### TO BE DONE
Everything from the line with "Reproduce this diagram with TikZ." through the line with "at (11, 458.5)", inclusive, should be repeated exactly, except the pictures.

### PROVIDED RECORDS
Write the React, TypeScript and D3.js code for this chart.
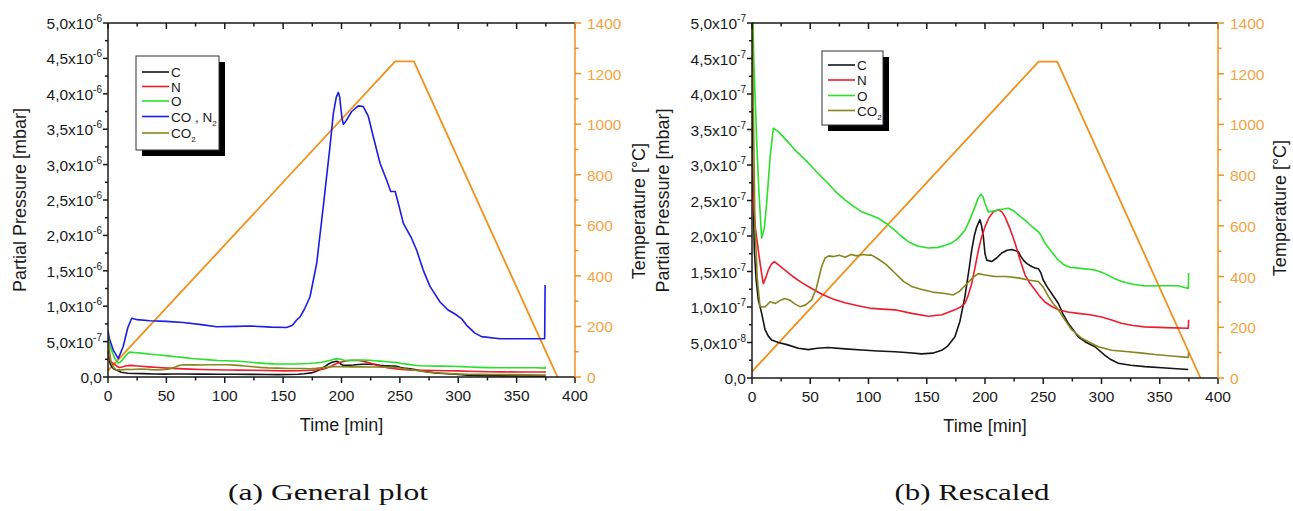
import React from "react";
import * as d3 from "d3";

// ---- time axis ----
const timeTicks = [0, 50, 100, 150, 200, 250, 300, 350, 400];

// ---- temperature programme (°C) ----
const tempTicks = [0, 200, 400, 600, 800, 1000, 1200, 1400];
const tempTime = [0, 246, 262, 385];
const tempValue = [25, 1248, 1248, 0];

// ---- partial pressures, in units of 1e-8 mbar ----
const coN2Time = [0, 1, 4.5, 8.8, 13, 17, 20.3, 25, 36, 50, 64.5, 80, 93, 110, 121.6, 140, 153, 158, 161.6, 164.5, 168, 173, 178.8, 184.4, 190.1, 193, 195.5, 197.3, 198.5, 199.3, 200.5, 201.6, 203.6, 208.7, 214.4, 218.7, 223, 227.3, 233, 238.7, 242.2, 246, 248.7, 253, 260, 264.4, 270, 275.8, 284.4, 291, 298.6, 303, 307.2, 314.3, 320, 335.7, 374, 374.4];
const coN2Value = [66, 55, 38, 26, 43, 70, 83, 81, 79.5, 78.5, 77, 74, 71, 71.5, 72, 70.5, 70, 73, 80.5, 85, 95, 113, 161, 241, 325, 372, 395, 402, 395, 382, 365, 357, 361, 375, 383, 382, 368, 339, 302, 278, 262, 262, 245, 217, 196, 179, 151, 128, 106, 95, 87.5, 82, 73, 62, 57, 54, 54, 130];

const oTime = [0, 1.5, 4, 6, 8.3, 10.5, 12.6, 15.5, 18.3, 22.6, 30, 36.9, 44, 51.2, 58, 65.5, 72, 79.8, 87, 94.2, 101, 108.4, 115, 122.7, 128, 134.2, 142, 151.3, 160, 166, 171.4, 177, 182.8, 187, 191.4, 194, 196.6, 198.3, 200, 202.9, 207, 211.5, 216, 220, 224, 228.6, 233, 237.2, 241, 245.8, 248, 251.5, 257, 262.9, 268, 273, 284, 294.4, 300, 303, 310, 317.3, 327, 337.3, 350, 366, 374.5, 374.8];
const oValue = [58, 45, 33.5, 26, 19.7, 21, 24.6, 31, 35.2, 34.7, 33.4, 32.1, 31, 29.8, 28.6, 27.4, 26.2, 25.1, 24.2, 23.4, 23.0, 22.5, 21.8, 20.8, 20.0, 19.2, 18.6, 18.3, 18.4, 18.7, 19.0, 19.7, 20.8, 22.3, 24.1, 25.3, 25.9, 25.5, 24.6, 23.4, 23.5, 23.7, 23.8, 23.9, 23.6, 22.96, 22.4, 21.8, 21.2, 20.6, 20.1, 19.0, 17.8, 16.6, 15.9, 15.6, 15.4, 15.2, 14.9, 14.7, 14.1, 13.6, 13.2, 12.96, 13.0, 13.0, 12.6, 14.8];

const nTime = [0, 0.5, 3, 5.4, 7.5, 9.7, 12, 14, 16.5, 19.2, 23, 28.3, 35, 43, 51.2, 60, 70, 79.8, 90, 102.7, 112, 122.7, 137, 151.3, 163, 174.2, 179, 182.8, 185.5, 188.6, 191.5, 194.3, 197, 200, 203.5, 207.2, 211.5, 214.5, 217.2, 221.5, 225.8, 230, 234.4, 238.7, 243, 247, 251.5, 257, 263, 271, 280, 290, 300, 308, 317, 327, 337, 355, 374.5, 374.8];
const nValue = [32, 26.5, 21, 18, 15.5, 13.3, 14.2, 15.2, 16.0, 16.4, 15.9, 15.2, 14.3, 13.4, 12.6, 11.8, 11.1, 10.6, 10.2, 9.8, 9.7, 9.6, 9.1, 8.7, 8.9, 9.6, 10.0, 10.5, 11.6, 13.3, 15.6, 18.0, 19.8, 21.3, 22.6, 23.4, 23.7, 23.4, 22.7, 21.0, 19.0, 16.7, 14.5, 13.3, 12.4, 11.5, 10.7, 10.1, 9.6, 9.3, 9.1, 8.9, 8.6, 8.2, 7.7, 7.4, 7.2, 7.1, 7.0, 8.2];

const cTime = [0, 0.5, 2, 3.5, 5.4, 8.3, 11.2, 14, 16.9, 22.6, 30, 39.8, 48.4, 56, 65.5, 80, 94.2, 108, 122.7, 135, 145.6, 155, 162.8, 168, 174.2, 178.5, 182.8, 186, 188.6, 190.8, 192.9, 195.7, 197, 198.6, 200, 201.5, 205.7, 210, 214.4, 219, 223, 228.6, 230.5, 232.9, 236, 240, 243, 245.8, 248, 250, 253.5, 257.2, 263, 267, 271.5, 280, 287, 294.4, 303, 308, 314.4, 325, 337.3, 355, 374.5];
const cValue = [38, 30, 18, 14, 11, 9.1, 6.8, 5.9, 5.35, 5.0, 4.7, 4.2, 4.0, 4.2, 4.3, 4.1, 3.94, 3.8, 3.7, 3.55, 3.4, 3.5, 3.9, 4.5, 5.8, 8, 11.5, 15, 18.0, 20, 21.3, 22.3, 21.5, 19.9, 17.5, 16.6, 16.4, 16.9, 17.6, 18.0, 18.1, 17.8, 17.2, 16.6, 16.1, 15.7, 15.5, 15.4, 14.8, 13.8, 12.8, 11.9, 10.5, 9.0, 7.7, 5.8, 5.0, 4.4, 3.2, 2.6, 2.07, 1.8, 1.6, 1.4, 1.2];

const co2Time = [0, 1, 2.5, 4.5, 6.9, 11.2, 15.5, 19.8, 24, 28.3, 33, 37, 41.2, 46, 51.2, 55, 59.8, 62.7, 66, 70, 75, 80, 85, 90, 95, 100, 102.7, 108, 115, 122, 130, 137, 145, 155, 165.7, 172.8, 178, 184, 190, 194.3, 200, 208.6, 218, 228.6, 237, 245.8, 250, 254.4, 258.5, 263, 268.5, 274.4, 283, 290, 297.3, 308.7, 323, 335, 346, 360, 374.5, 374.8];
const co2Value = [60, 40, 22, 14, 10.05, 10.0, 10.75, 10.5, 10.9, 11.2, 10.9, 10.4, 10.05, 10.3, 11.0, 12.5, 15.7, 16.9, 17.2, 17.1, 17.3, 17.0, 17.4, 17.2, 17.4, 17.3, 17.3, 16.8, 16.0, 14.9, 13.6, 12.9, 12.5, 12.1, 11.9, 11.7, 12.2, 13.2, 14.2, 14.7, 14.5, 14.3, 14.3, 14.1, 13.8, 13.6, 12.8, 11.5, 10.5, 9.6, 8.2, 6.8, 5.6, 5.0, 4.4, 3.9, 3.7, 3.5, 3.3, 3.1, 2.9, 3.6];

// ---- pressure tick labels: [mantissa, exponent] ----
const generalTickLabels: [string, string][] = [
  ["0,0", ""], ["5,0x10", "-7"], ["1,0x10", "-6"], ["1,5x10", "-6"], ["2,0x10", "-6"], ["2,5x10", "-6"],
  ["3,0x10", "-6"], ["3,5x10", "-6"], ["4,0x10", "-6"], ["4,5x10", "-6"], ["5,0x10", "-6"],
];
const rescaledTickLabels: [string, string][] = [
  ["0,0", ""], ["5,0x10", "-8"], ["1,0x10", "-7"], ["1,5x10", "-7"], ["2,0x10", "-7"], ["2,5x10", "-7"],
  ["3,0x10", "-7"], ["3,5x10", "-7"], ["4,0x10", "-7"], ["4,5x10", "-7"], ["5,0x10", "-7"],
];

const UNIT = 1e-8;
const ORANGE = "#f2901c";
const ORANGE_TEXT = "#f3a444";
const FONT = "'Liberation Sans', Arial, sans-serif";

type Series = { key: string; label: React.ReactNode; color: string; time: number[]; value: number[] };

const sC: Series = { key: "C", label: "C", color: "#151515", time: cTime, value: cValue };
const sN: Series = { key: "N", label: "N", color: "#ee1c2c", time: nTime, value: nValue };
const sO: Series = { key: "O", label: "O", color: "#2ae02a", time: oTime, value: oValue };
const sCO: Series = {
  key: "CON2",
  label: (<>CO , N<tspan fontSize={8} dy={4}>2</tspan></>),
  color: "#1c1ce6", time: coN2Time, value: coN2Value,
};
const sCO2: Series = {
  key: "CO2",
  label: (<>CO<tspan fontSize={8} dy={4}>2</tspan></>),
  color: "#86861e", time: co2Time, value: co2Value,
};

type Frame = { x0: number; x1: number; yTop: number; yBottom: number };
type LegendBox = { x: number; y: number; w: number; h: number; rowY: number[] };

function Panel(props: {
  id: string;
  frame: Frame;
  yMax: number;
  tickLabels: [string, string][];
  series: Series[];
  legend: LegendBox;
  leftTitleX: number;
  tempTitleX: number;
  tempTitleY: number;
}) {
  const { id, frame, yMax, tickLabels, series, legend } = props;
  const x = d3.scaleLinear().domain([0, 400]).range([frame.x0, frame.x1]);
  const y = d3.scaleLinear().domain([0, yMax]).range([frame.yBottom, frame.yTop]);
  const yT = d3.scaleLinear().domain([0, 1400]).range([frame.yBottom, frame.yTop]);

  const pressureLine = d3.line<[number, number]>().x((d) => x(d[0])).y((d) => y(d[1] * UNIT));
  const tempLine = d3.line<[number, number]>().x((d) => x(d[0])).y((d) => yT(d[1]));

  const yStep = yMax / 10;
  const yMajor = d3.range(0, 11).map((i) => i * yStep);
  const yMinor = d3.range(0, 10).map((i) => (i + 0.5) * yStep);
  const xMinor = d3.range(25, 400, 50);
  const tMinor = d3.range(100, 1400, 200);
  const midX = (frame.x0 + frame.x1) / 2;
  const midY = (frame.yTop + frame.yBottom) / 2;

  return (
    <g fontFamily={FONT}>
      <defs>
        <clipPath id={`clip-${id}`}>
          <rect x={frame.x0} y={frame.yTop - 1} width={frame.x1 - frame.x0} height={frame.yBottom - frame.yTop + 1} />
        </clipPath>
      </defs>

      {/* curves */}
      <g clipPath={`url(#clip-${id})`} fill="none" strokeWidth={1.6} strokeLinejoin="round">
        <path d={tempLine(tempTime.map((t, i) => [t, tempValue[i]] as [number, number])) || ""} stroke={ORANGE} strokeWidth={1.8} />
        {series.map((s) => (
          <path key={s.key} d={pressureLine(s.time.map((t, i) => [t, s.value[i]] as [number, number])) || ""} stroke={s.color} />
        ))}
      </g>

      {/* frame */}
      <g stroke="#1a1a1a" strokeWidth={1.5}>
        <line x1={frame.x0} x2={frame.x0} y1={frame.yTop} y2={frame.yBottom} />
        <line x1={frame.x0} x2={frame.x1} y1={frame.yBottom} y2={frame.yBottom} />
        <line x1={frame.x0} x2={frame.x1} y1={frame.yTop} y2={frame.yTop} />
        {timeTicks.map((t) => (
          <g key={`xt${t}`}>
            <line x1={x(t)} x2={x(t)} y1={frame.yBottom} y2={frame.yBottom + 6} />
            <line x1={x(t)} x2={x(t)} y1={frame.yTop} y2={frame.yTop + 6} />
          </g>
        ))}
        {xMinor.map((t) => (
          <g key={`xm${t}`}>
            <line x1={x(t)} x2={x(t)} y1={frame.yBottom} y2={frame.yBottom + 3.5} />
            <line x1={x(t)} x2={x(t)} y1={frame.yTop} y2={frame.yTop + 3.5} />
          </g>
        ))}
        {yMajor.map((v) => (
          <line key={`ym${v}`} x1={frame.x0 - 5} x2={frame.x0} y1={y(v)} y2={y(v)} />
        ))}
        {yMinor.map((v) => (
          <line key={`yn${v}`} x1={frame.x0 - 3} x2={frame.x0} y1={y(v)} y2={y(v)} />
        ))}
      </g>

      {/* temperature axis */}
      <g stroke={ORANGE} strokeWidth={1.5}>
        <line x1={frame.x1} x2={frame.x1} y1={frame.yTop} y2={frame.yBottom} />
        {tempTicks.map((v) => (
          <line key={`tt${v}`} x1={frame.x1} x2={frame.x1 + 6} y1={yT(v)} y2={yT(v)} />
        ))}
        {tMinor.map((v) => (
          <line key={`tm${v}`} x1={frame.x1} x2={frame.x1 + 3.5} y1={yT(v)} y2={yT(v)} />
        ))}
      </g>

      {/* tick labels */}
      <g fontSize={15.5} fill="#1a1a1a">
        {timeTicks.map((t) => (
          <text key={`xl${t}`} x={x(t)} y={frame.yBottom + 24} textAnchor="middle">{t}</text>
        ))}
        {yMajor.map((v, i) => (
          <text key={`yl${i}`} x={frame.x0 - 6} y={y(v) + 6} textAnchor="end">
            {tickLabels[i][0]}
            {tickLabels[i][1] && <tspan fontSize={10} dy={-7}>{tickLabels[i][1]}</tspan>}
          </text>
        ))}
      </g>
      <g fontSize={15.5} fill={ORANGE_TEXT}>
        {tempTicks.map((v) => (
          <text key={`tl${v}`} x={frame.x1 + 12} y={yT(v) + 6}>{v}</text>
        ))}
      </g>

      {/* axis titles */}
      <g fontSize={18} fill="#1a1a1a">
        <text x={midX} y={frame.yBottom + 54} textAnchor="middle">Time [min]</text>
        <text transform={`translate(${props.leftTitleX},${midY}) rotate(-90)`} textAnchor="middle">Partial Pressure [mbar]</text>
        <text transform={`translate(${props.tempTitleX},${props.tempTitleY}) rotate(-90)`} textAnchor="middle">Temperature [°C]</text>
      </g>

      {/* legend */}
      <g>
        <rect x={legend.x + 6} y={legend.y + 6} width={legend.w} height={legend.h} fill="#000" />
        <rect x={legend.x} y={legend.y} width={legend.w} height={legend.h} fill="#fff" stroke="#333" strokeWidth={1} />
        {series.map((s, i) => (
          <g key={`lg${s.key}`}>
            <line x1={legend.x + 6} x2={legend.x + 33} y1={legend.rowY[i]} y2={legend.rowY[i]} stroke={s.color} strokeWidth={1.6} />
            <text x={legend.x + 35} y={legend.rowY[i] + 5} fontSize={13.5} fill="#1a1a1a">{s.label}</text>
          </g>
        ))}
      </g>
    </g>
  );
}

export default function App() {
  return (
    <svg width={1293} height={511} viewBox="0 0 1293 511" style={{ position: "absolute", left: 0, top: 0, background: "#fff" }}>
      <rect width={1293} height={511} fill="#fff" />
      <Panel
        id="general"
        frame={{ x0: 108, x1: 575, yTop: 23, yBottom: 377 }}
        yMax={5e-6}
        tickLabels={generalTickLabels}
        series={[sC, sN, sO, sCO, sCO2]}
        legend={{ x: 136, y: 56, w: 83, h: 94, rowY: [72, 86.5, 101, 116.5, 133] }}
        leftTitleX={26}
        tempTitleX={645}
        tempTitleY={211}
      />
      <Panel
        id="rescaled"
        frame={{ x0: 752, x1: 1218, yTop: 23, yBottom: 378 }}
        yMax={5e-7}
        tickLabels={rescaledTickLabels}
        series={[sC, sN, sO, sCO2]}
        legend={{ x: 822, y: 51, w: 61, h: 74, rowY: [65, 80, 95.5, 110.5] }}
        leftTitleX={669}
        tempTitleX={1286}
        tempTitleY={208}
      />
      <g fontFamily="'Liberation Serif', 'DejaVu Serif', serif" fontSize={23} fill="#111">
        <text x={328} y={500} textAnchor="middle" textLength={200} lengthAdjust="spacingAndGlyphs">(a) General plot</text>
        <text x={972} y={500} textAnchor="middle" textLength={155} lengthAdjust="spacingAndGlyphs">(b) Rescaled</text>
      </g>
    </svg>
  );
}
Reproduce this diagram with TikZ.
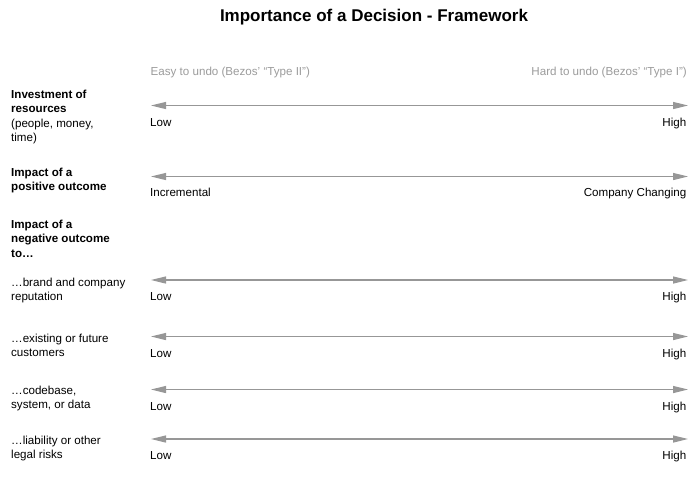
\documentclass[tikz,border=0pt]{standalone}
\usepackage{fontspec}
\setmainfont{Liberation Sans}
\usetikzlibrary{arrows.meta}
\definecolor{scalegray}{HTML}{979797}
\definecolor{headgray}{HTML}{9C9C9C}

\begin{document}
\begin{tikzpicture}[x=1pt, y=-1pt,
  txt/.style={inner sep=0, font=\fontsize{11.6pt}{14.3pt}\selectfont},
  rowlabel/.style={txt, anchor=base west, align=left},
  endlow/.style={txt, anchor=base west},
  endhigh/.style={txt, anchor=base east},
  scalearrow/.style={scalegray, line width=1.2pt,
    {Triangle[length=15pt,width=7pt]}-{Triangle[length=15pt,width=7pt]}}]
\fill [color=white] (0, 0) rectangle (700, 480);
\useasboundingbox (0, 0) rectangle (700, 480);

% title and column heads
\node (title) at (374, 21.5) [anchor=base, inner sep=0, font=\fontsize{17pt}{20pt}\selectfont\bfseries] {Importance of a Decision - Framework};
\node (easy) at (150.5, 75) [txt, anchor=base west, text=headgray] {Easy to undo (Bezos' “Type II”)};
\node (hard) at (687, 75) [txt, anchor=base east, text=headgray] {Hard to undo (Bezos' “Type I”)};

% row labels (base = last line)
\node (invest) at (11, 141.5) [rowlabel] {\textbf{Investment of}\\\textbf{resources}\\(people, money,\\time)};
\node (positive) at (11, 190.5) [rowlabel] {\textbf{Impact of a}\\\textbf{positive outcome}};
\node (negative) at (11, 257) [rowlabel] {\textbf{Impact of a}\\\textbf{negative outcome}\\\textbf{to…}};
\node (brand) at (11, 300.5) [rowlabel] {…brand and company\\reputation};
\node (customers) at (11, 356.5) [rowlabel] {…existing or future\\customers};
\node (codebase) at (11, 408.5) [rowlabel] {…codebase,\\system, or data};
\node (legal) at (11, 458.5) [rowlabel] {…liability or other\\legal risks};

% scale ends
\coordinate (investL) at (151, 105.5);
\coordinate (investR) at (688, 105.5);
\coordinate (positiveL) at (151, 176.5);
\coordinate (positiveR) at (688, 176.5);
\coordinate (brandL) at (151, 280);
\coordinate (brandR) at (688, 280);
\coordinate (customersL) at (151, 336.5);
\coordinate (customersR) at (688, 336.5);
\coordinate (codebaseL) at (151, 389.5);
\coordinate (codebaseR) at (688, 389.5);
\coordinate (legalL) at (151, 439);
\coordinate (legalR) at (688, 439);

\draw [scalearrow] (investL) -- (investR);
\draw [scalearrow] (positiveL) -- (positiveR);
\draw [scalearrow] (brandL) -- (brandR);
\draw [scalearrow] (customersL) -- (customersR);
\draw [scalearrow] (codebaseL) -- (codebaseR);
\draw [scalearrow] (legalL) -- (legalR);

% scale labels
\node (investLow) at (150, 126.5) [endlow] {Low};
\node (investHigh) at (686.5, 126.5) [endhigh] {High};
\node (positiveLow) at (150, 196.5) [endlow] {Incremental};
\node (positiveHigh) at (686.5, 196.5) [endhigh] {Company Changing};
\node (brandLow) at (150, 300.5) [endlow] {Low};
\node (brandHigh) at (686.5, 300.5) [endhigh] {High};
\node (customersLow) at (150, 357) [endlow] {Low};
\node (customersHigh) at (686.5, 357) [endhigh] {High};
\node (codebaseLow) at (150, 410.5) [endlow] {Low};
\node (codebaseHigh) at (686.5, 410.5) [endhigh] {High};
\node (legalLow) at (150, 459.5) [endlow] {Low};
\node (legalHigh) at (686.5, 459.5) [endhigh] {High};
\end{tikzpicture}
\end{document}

### SOLUTION TO THE EXERCISE
Reproduce this diagram with TikZ.
\documentclass[tikz,border=0pt]{standalone}
\usepackage{fontspec}
\setmainfont{Liberation Sans}
\usetikzlibrary{arrows.meta}
\definecolor{scalegray}{HTML}{979797}
\definecolor{headgray}{HTML}{9C9C9C}

\begin{document}
\begin{tikzpicture}[x=1pt, y=-1pt,
  txt/.style={inner sep=0, font=\fontsize{11.6pt}{14.3pt}\selectfont},
  rowlabel/.style={txt, anchor=base west, align=left},
  endlow/.style={txt, anchor=base west},
  endhigh/.style={txt, anchor=base east},
  scalearrow/.style={scalegray, line width=1.2pt,
    {Triangle[length=15pt,width=7pt]}-{Triangle[length=15pt,width=7pt]}}]
\fill [color=white] (0, 0) rectangle (700, 480);
\useasboundingbox (0, 0) rectangle (700, 480);

% title and column heads
\node (title) at (374, 21.5) [anchor=base, inner sep=0, font=\fontsize{17pt}{20pt}\selectfont\bfseries] {Importance of a Decision - Framework};
\node (easy) at (150.5, 75) [txt, anchor=base west, text=headgray] {Easy to undo (Bezos' “Type II”)};
\node (hard) at (687, 75) [txt, anchor=base east, text=headgray] {Hard to undo (Bezos' “Type I”)};

% row labels (base = last line)
\node (invest) at (11, 141.5) [rowlabel] {\textbf{Investment of}\\\textbf{resources}\\(people, money,\\time)};
\node (positive) at (11, 190.5) [rowlabel] {\textbf{Impact of a}\\\textbf{positive outcome}};
\node (negative) at (11, 257) [rowlabel] {\textbf{Impact of a}\\\textbf{negative outcome}\\\textbf{to…}};
\node (brand) at (11, 300.5) [rowlabel] {…brand and company\\reputation};
\node (customers) at (11, 356.5) [rowlabel] {…existing or future\\customers};
\node (codebase) at (11, 408.5) [rowlabel] {…codebase,\\system, or data};
\node (legal) at (11, 458.5) [rowlabel] {…liability or other\\legal risks};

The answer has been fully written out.